Support of the Coachella Strikes

Answering the call

“A call came from the UFW that they needed our support. The teamsters were powerful and they were in cahoots with the growers. They had come into Coachella Valley to take over and expel the UFW. We had a heated discussion: ‘let’s take an offering and send money to them,’ some said. But some of us said ‘they are not asking for money, they need a presence.’ The end result was to collect money to hire a plane and send 95 people to Coachella. My husband went. They went to Coachella to stand with the workers on the field. It was one of the most powerful things that happened [at the time],” remembers Olgha Sierra Sandman.

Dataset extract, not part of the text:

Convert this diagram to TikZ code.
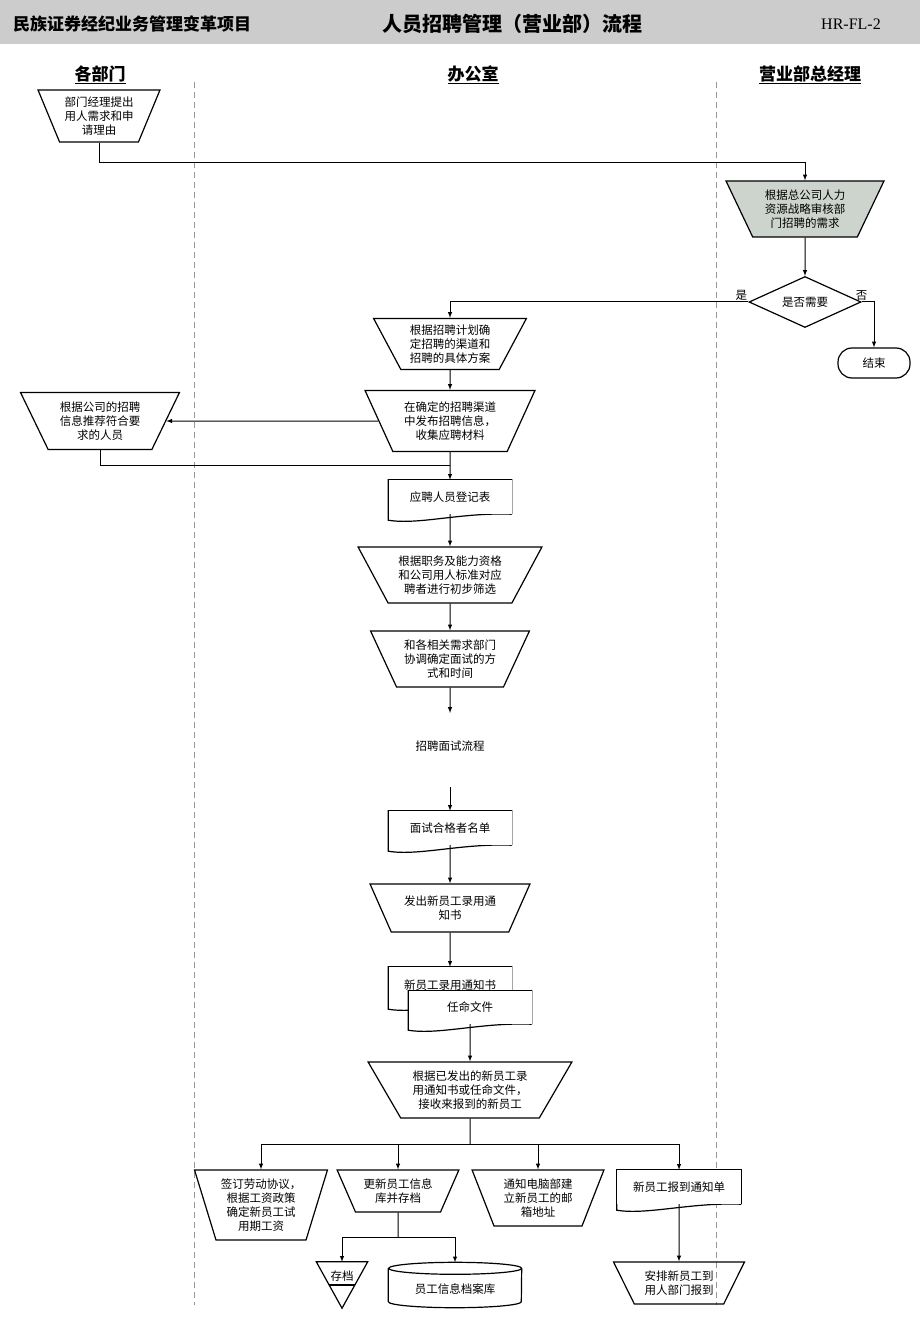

Olgha is referring to a call from Cesar Chavez asking for a small delegation of representatives to witness the violence against farm workers in the Coachella Valley during the second wave of grape strikes in 1973. The workers had negotiated 3 year deals with many of the growers in the region, but when the deals expired, the growers entered into sweetheart deals with the Teamsters. According to records from the 1973 United Church of Christ Synod meeting,  delegate Jim Beilly reported that the Teamsters “unleashed a campaign of violence against the farm workers on strike in Coachella and Arvin.” 

Ninety-five members of the United Church of Christ answered the call, collecting money to charter a private plane to fly them from their General Synod in St. Louis to California for the 24 hour trip. They left behind the meeting they had flown to St. Louis to attend, recognizing the greater need to support the workers.

“That wasn’t the kind of thing churches did in the 1970s,” said Pat Hoffman who worked for the National Farm Worker Ministry at the time and wrote about the experience in her book, Ministry of the Dispossessed: Learning From the Farm Worker Movement. “They heard what was happening and they said ‘we can’t sit here and have this meeting in St. Louis. They need us so we should go.’ 95 passengers came out to Coachella. The UCC were amazing.”